Didier Fassin, professeur de sciences sociales à Princeton et directeur d’études à l’EHESS a partagé pendant deux ans le quotidien d’une BAC (brigade anti-criminalité). Il raconte l’ennui des patrouilles, la pression du chiffre, l’impunité, l’impartialité de certains agents et les formes de discriminations, de racisme voire de violence qui contaminent cette brigade. Cette enquête ethnologique est une adaptation graphique du travail de terrain effectué de l’automne 2005 jusqu’en 2007 sur une BAC d’une banlieue parisienne. Le tout est agrémenté d’une petite suite-épilogue sur la situation treize ans plus tard qui montre que le fonctionnement de ces BAC n’a fait qu’empirer.

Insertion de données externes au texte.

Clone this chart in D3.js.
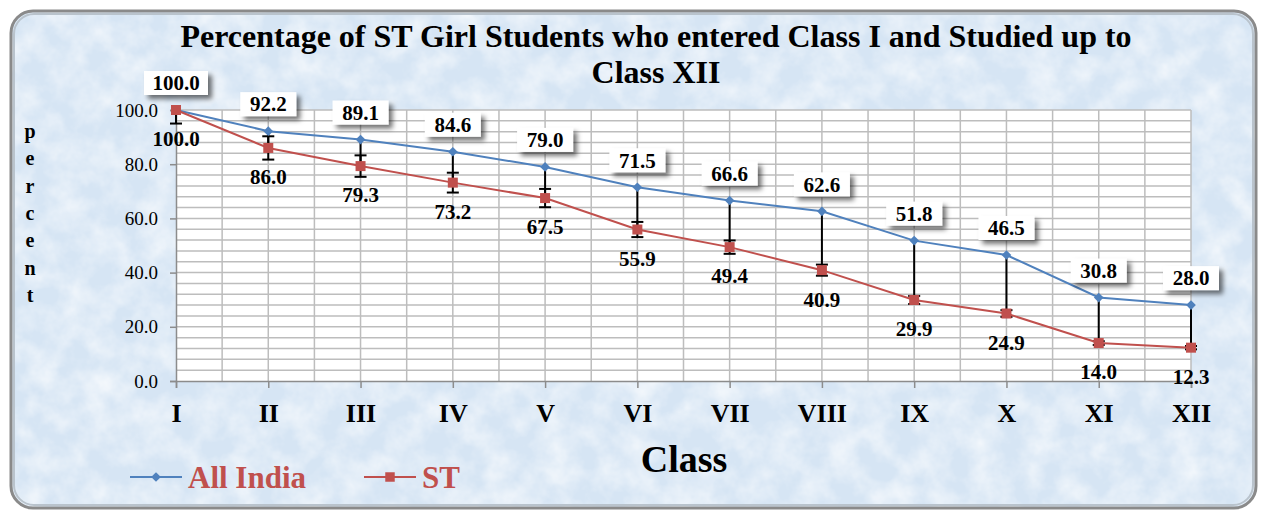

Passionnante enquête anthropologique dont la mise en abîme sous forme dessinée rend ce récit « ethno-graphique », comme aime le souligner l’auteur, encore plus accessible. Cet ouvrage est indispensable pour qui veut comprendre les BAC de nuit en région parisienne et l’absurdité de leur fonctionnement et de leur autonomie qui, par la sélection naturelle qui s’opère dans le recrutement d’une grande partie de ses agents, ne peut conduire qu’à une haine partagée entre cette catégorie de la police et les habitants de certains quartiers immigrés. Avec toute la violence qui en découle. Les scènes à la fois saisissantes et ordinaires rapportées dans ce livre dévoilent aussi l’exception sécuritaire à laquelle sont soumises les cités. Le graphisme minimaliste aux couleurs ternes accentue la morosité et la misère dans lesquels évoluent les protagonistes des quartiers pauvres et de la Bac de nuit.
Œuvre d’autant plus indispensable qu’elle colle toujours à l’actualité du moment et qu’elle interroge le citoyen sur le type de Société et de maintien de l’ordre qu’il souhaite pour son pays.